Боринаж определил всю будущую эмоциональную жизнь Винсента. Когда в июне Тео прислал брату пятьдесят франков, это не только способствовало возрождению их дружбы, но и положило начало финансовой зависимости, которая сохранится до конца жизни Винсента. В следующие месяцы Винсент несколько раз пытался жалобными, но настойчивыми аргументами убедить брата в необходимости дальнейших пособий – подобные просьбы станут постоянным рефреном их будущей переписки. «В самом деле, чтобы работать как следует, надо иметь самое малое сто франков в месяц», – писал он в сентябре, многозначительно цитируя далее знаменитые слова Бернара Палисси: «Бедность мешает преуспевать выдающимся умам». Именно деньги сделали смену позиций старшего и младшего братьев в семейной иерархии очевидной и неоспоримой. «Если я опустился на самое дно этого мира, то ты, напротив, возвысился», – признавал Винсент, открывая двери в новый мир подозрительности и недоверия. В то же самое время деньги довели до небывалой крайности стремление Винсента возродить товарищеские отношения с братом. Одной только магии братского союза стало уже недостаточно; Винсенту требовалась абсолютная готовность Тео самоотверженно поддерживать его в художественном становлении. По мнению Винсента, его творчество было их общим детищем, которое увидело свет только благодаря достопамятному напутствию Тео летом 1880 г.

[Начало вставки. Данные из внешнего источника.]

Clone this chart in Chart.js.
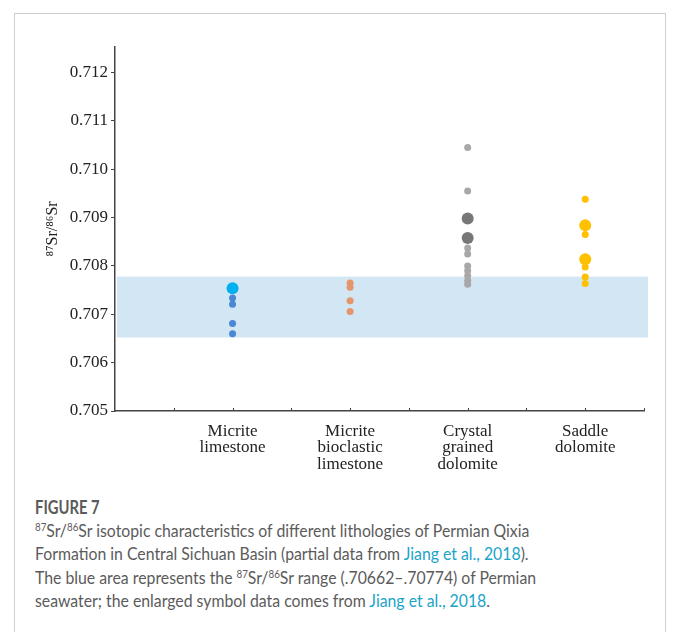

При этом «гнетущая зависимость» Винсента (по его собственному выражению) заставляла его испытывать вину и досаду. Обуреваемый чувством вины, Винсент уверял брата, что трудится не жалея сил, призывал его к терпению и униженно обещал непременно вернуть ему истраченные деньги. («Однажды я выручу пару грошей за какую-нибудь из своих почеркушек», – писал Винсент, только что провозгласивший себя художником.) Под влиянием досады он пытался манипулировать братом, настойчиво требуя денег и разражаясь праведным гневом, ибо задержка очередного вспомоществования была в глазах Винсента грубым нарушением условий их партнерства. К моменту, когда Винсент покинул Боринаж, Тео полностью занял место их отца в этой привычной для Винсента схеме отношений: братья оказались вовлечены в порочный круг, где раздражение подчас перевешивало благодарность, любая поддержка оказывалась недостаточной, а великодушие и щедрость вознаграждались открытым пренебрежением. В сентябре Тео пригласил Винсента приехать в Париж. В ответ Винсент намекнул брату, что очень хотел бы посетить Барбизон, и под этим предлогом вытребовал дополнительную сумму, а сам взял и без всякого предупреждения отправился в Брюссель.

В конце концов благодаря чудесной силе своего воображения Винсент вернулся из Боринажа, сохранив идею о великой, преображающей все и вся силе, невредимой и не затуманенной годами поражений и страданий. «Что же касается моей внутренней сущности, – писал он Тео, – то она осталась прежней… Но кое-что все же изменилось, теперь я думаю, верю и люблю глубже, чем думал, верил и любил раньше». Дарить утешение по-прежнему было его главной целью; истина по-прежнему виделась ему главным средством ее достижения; печаль, как и прежде, была для него главным и все искупающим чувством. Воображение Винсента уже занялось превращением своего прошлого изгнания и нищеты в блаженную пору, когда им владело одухотворяющее оно – «сокровенная печаль», которую он находил в работах своих любимых художников. В своем собственном искусстве он поклялся стремиться к «более благородному, достойному и, если можно так выразиться, евангелическому тону». О том, что ему предстояло свершить, он говорил словами Писания («Тесны врата и узок путь, ведущие в жизнь, и немногие находят их»), а пережитое им в черной стране перерождение интерпретировал ни много ни мало как воскрешение из мертвых. «Именно тогда, в крайней нищете, – писал он, – я почувствовал, как возвращается ко мне былая сила, и сказал себе: „Что бы ни было, я еще поднимусь. Я возьму в руки карандаш“».